Gemma still has days where she feels behind. Reuben's stomachaches stopped in week three, and he has not asked about school since month one. She knows that could change, and that would be fine too.

Frequently asked.

What if my child cries every day and says they want to go back to school?
Daily tears in the first two weeks are common, especially for children who had a clear social group at school. Stay with the feeling. Name it: 'You miss your friends. That makes sense.' If daily distress continues past four weeks, or your child stops eating, sleeping or talking, that is a different conversation and worth raising with your GP.
When should I worry that deschooling has gone wrong?
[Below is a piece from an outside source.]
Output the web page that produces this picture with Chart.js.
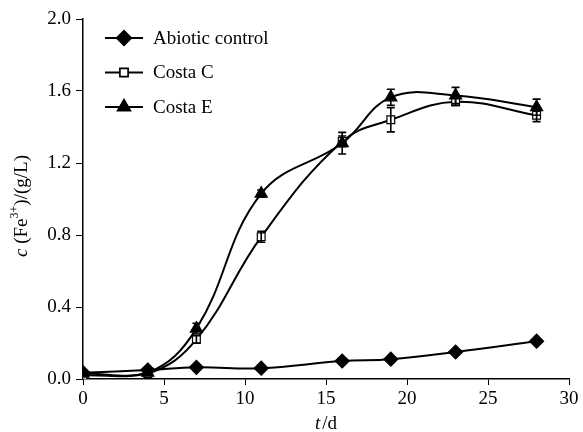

Deschooling looks like boredom, restlessness and a lot of telly. That is uncomfortable but normal. Worry if your child is withdrawn for more than a few weeks, refusing to leave the house, expressing persistent hopelessness, or regressing in self-care. Those patterns need professional support, not more patience.
Can my younger child join in with the Montessori activities?
Yes, and they often deschool faster because they have fewer school habits to unlearn. A three-year-old will gravitate to practical life alongside a nine-year-old sibling. Let them work side by side without making it a lesson.
What if the local authority writes to me during deschooling?
They may. You are not required to respond immediately, and you are not required to show a timetable. A short reply confirming your child is receiving a suitable education and that you are in an initial settling-in period is enough. See our article on what the LA can and cannot ask for.
Do I need to buy Montessori materials before we start?
No. The first month is about stepping away from structured work entirely. When you begin reintroducing activities in month two, practical life uses what you already own: kitchen scales, a vegetable peeler, a dustpan, a needle and thread. Specialist materials can come later, once you can see what your child reaches for.